On the convergence of Z-averaged perturbation theory

Abstract

Very high order open-shell Z-averaged perturbation theory (ZAPT) energies, equilibrium bond lengths, and harmonic vibrational frequencies have been computed for a suite of small molecules using a determinantal algorithm. The convergence of ZAPTn energies is compared to alternative Moller-Plesset (MP) perturbation theories built on restricted open-shell Hartree-Fock (ROMP, RMP, OPT1, and OPT2) and unrestricted Hartree-Fock (UMP) reference wave functions for NH(2) at three N-H bond lengths and for CN. The ZAPTn energy series closely parallel those of RMPn and ROMPn theories for these systems.

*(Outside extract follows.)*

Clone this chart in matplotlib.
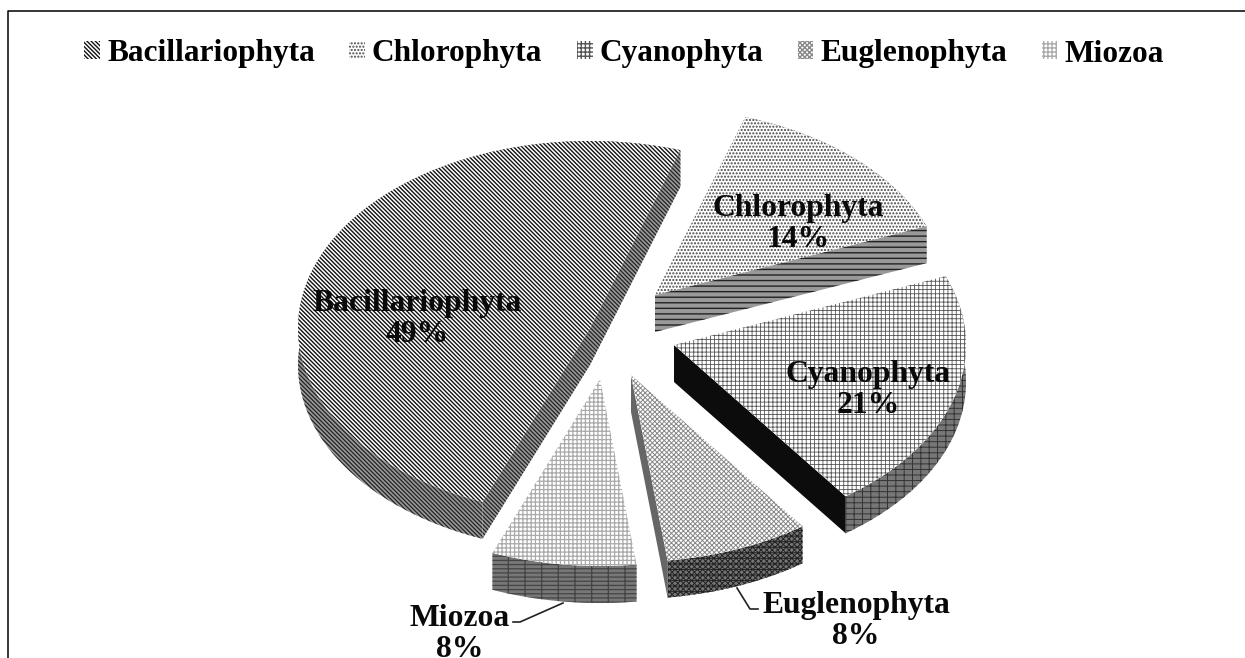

Further, we examine the convergence of ZAPTn energies, equilibrium bond lengths (r(e)), and harmonic vibrational frequencies (omega(e)) for X (2)Sigma(g)(+) CN, X (4)Sigma(g) (-) C(2)(+), and b (2)Delta(g) C(2)(+), tracking oscillations in the energy series for the challenging latter system to order 1000. Finally, we obtain r(e) and omega(e) values from explicit ZAPT2 and ZAPT4 computations with a triple-zeta plus double polarization basis set. The ensuing results are very close to those from second- and fourth-order RMP and ROMP for the NO and CN molecules but are significantly closer to experiment in the case of (3)Sigma(g)(-) O(2). The ZAPTn series exhibit all the fascinating diversity of behavior previously observed for closed-shell MPn theory. Particularly encouraging is the ability of Feenberg transformations to remove erratic, strongly oscillatory, and divergent behavior that may occur in ZAPTn series and provide systematic improvements toward the full configuration interaction limit. In light of the appealing mathematical properties of ZAPT and similarity of results to those from the oft-applied RMP theory, coupled with the reductions in computational cost inherent in the ZAPT method relative to theories requiring different orbitals for different spins, we recommend low-order ZAPT for general applications to open-shell systems, particularly in cases where spin contamination is of concern.